On savait que les Canadiens consomment trop de sel. On a maintenant la preuve que ce n'est pas leur faute. Les multinationales de l'alimentation ont tendance à offrir des versions plus salées de leurs produits ici, révèle une étude internationale. C'est vrai pour les rondelles d'oignon de Burger King, mais aussi pour des aliments considérés comme bons pour la santé, comme les céréales All Bran. Qu'attend Ottawa pour intervenir?

Le sel est un tueur insidieux. Nous en avons besoin d'un minimum pour vivre mais, au-delà d'une certaine dose, il devient une menace pour la santé. Et cette limite est facile à dépasser. Un adulte canadien en consomme presque 3100 mg par jour en moyenne. C'est 35% au-dessus du seuil considéré comme sans danger - ce que les spécialistes appellent l'apport maximum tolérable. Et plus du double de la quantité nécessaire pour répondre aux besoins normaux. Rappelons que l'excès de sel favorise l'hypertension, qui augmente à son tour les risques des maladies cardiaques et rénales, ainsi que le risque d'accident vasculaire cérébral (AVC).

 

À moins d'être extrêmement attentif à cet ingrédient, vous en mangez sûrement plus que vous ne le pensez. En effet, la plus grande partie du sodium que vous consommez ne provient pas de la salière que vous agitez au-dessus de votre assiette, mais des aliments vendus dans les restaurants et les épiceries. Si on veut réduire l'incidence des maladies liées au sel, on ne peut pas se fier uniquement aux efforts individuels. Il faut réduire l'apport à la source.

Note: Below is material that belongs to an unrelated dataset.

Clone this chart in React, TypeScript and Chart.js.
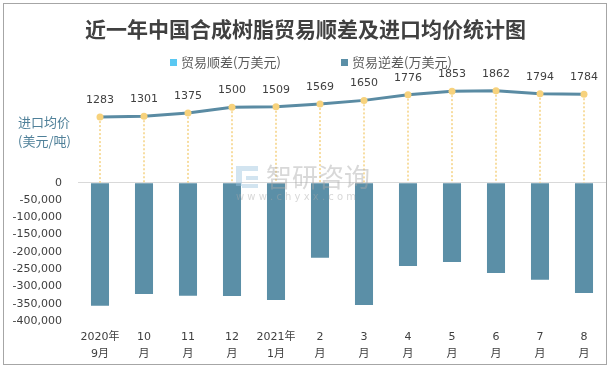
import React, { useEffect, useRef } from "react";
import { Chart, registerables } from "chart.js";
Chart.register(...registerables);

const categories: string[][] = [
  ["2020年", "9月"], ["10", "月"], ["11", "月"], ["12", "月"], ["2021年", "1月"], ["2", "月"],
  ["3", "月"], ["4", "月"], ["5", "月"], ["6", "月"], ["7", "月"], ["8", "月"],
];
const surplus: (number | null)[] = [null, null, null, null, null, null, null, null, null, null, null, null];
const deficit: number[] = [-356000, -322000, -327000, -328000, -339000, -217000, -354000, -241000, -229000, -261000, -281000, -319000];
const avgPrice: number[] = [1283, 1301, 1375, 1500, 1509, 1569, 1650, 1776, 1853, 1862, 1794, 1784];

const TITLE = "近一年中国合成树脂贸易顺差及进口均价统计图";
const LEGEND_SURPLUS = "贸易顺差(万美元)";
const LEGEND_DEFICIT = "贸易逆差(万美元)";
const Y_LABEL = ["进口均价", "(美元/吨)"];

const BAR_COLOR = "#5b8fa7";
const SURPLUS_COLOR = "#5ac8f2";
const LINE_COLOR = "#5a8ba3";
const POINT_COLOR = "#f7d27c";
const NUM_FONT = "'DejaVu Sans', 'Noto Sans CJK SC', sans-serif";
const CJK_FONT = "'Noto Sans CJK SC', sans-serif";

const dropLines = {
  id: "dropLines",
  beforeDatasetsDraw(chart: any) {
    const meta = chart.getDatasetMeta(2);
    const y0 = chart.scales.y.getPixelForValue(0);
    const ctx = chart.ctx;
    ctx.save();
    ctx.strokeStyle = "#f5d283";
    ctx.lineWidth = 1.5;
    ctx.setLineDash([2, 2]);
    meta.data.forEach((pt: any) => {
      ctx.beginPath();
      ctx.moveTo(pt.x, pt.y);
      ctx.lineTo(pt.x, y0);
      ctx.stroke();
    });
    ctx.restore();
  },
};

const pointLabels = {
  id: "pointLabels",
  afterDatasetsDraw(chart: any) {
    const meta = chart.getDatasetMeta(2);
    const ctx = chart.ctx;
    ctx.save();
    ctx.font = `11px ${NUM_FONT}`;
    ctx.fillStyle = "#404040";
    ctx.textAlign = "center";
    ctx.textBaseline = "middle";
    meta.data.forEach((pt: any, i: number) => {
      ctx.fillText(String(avgPrice[i]), pt.x, pt.y - 17);
    });
    ctx.restore();
  },
};

const watermark = {
  id: "watermark",
  afterDatasetsDraw(chart: any) {
    const ctx = chart.ctx;
    ctx.save();
    ctx.globalAlpha = 0.45;
    ctx.fillStyle = "#a9a9a9";
    ctx.font = `26px ${CJK_FONT}`;
    ctx.textAlign = "left";
    ctx.textBaseline = "middle";
    ctx.fillText("智研咨询", 266, 177);
    ctx.font = `10px ${NUM_FONT}`;
    ctx.fillText("w w w . c h y x x . c o m", 236, 197);
    ctx.fillStyle = "#9cc3dd";
    ctx.fillRect(236, 166, 6, 20);
    ctx.fillRect(242, 166, 16, 5);
    ctx.fillRect(246, 176, 12, 4);
    ctx.fillRect(242, 184, 16, 4);
    ctx.restore();
  },
};

export default function App() {
  const ref = useRef<HTMLCanvasElement>(null);
  useEffect(() => {
    if (!ref.current) return;
    const chart = new Chart(ref.current, {
      type: "bar",
      data: {
        labels: categories as any,
        datasets: [
          {
            type: "bar",
            label: LEGEND_SURPLUS,
            data: surplus as any,
            backgroundColor: SURPLUS_COLOR,
            yAxisID: "y",
            grouped: false,
            barPercentage: 0.41,
            categoryPercentage: 1,
          } as any,
          {
            type: "bar",
            label: LEGEND_DEFICIT,
            data: deficit,
            backgroundColor: BAR_COLOR,
            yAxisID: "y",
            grouped: false,
            barPercentage: 0.41,
            categoryPercentage: 1,
          } as any,
          {
            type: "line",
            label: "进口均价",
            data: avgPrice,
            yAxisID: "y2",
            borderColor: LINE_COLOR,
            borderWidth: 3,
            pointRadius: 3.5,
            pointBackgroundColor: POINT_COLOR,
            pointBorderWidth: 0,
            tension: 0,
          } as any,
        ],
      },
      options: {
        animation: false,
        responsive: false,
        devicePixelRatio: 1,
        layout: { padding: { top: 79, left: 0, right: 5, bottom: 9 } },
        plugins: {
          legend: { display: false },
          title: { display: false },
          tooltip: { enabled: false },
        },
        scales: {
          x: {
            offset: true,
            grid: { display: false, drawTicks: false },
            border: { display: false },
            ticks: {
              color: "#404040",
              padding: 8,
              maxRotation: 0,
              autoSkip: false,
              font: { family: NUM_FONT, size: 11, lineHeight: 17 / 11 },
            },
            afterFit(scale: any) {
              scale.height = 40;
            },
          },
          y: {
            position: "left",
            min: -400000,
            max: 300000,
            grid: {
              drawTicks: false,
              color: (c: any) => (c.tick && c.tick.value === 0 ? "#d9d9d9" : "rgba(0,0,0,0)"),
              lineWidth: 1,
            },
            border: { display: false },
            ticks: {
              stepSize: 50000,
              padding: 16,
              color: "#404040",
              font: { family: NUM_FONT, size: 11 },
              callback: (v: any) => (Number(v) > 0 ? "" : Number(v).toLocaleString("en-US")),
            },
            afterFit(scale: any) {
              scale.width = 78;
            },
          },
          y2: {
            position: "right",
            display: false,
            min: -3200,
            max: 2120,
          },
        },
      },
      plugins: [dropLines, pointLabels, watermark],
    } as any);
    return () => chart.destroy();
  }, []);

  return (
    <div style={{ position: "fixed", left: 0, top: 0, width: 611, height: 370, background: "#fff" }}>
      <canvas ref={ref} width={611} height={370} style={{ position: "absolute", left: 0, top: 0 }} />
      <div
        style={{
          position: "absolute", left: 3, top: 3, width: 602, height: 360,
          border: "1px solid #a6a6a6", pointerEvents: "none",
        }}
      />
      <div
        style={{
          position: "absolute", left: 0, top: 15, width: 611, textAlign: "center",
          fontFamily: CJK_FONT, fontWeight: "bold", fontSize: 21, lineHeight: "26px", color: "#404040",
        }}
      >
        {TITLE}
      </div>
      <div style={{ position: "absolute", left: 170, top: 53, display: "flex", alignItems: "center", fontFamily: CJK_FONT, fontSize: 13, lineHeight: "18px", color: "#595959" }}>
        <span style={{ display: "inline-block", width: 7, height: 7, background: SURPLUS_COLOR, marginRight: 4 }} />
        <span>{LEGEND_SURPLUS}</span>
      </div>
      <div style={{ position: "absolute", left: 341, top: 53, display: "flex", alignItems: "center", fontFamily: CJK_FONT, fontSize: 13, lineHeight: "18px", color: "#595959" }}>
        <span style={{ display: "inline-block", width: 7, height: 7, background: BAR_COLOR, marginRight: 4 }} />
        <span>{LEGEND_DEFICIT}</span>
      </div>
      <div style={{ position: "absolute", left: 18, top: 112, fontFamily: CJK_FONT, fontSize: 13, lineHeight: "19px", color: "#4f8099" }}>
        <div>{Y_LABEL[0]}</div>
        <div>{Y_LABEL[1]}</div>
      </div>
    </div>
  );
}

L'enquête publiée par le World Action on Salt and Health la semaine dernière est éloquente. L'organisme britannique a comparé des produits que des multinationales vendent dans plusieurs pays. La version canadienne est souvent la plus salée, ou l'une des plus salées, que l'on trouve dans le monde. Le cas le plus frappant est celui des All Bran, qui contiennent 2,15 grammes de sel par 100g - trois fois plus qu'aux États-Unis.

Le problème est bien connu des autorités de santé publique. Le ministre fédéral Tony Clement a créé un groupe de travail sur le sujet en 2007. Deux ans plus tard, on attend encore des résultats.

Ottawa doit en faire une priorité. C'est ce que le Royaume-Uni a fait il y a quelques années, et ça commence à rapporter. L'agence gouvernementale responsable des normes en matière d'alimentation veut réduire la consommation de façon significative d'ici à 2012. Et même si ses cibles sont volontaires et qu'il reste encore plus de deux ans pour les atteindre, plusieurs fabricants les ont déjà adoptées.

Les normes volontaires donnent souvent de résultats étonnants. On l'a vu chez nous avec les gras trans, qui ont disparu de bien des listes d'ingrédients. On en trouve encore, en particulier dans la restauration rapide et dans les aliments à bas prix. Mais beaucoup de fabricants ont compris d'eux-mêmes qu'ils avaient intérêt à faire mieux.

Le sel est le prochain ingrédient controversé pour lequel l'industrie devra rendre des comptes. Et elle en est bien consciente. Plusieurs entreprises se demandent déjà comment modifier leurs recettes. Mais si on veut qu'elles s'y mettent, et en grand nombre, il va falloir qu'Ottawa prenne l'initiative.